At one point Alwaar releases Othman after questioning him. When Boukrisha protests, Alwaar asks him what he wants him to do in this age of democracy and human rights when there is “no more falaqa, no more shock treatment, no more beatings or torture.”

Alwaar’s sidekick is the impulsive younger Inspector Boukrisha, and their team includes the hopeless Asila who dozes off in his old car while supposedly keeping Othman under surveillance.

The role of the good guy of the story is taken by lawyer Ahmed Hulumi who studied law at university with Othman, and who has taken a public stand in support of human rights. He picks holes in the police investigation of Sofia’s murder, and discovers some clues vital to Othman’s defence.

The book’s translator Jonathan Smolin is assistant professor of Arabic at Dartmouth College, New Hampshire. In his afterword he puts the novel in its political context. The so-called Years of Lead, in the 1970s and 1980s, had been a period of grave human rights violations in Morocco. At that time reference to the word ‘police’ was virtually taboo, and the police almost never appeared in Moroccan fiction. The growing liberalization of the 1990s produced new forms of fiction, and genres such as literature on illegal immigration and prisons started to appear.

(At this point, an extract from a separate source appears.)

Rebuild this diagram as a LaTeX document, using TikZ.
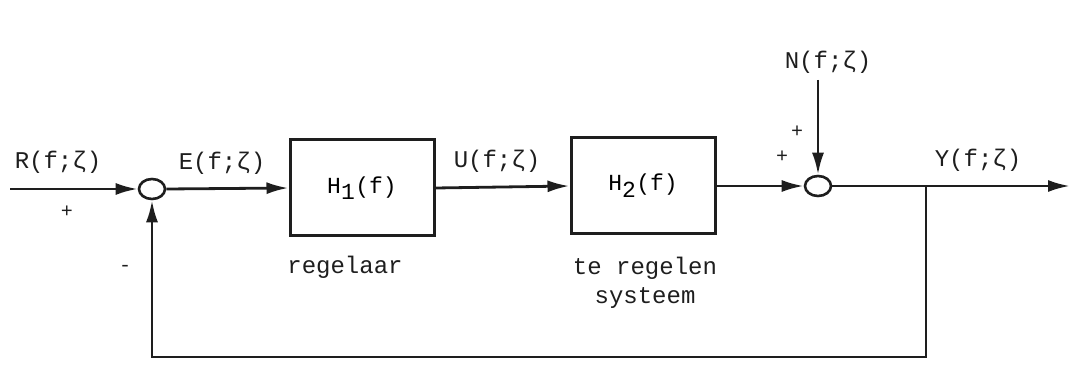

It was in the mid-1990s that the first modern Arabic police novel was born. “The Final Bet” was first published in Arabic in 2001, and dealt with themes of police reform and legal rights. All the evidence relating to Sofia’s murder seems on the surface to point to Othman as the guilty party, and Hamdouchi shows how the police make no effort to look for new leads. In addition, he criticizes the way in which an individual arrested in Morocco cannot have a lawyer present during initial police questioning.

Given that crime fiction is a thriving area of the British book market, “The Final Bet” will surely attract interest from aficionados of the detective genre, as well as from those with an interest in Moroccan and Arab fiction. And who knows, maybe it will be turned into a drama for British TV: even if there is no role for Kenneth Branagh there are plenty of Middle Eastern actors in Britain who could play Othman, Alwaar et al.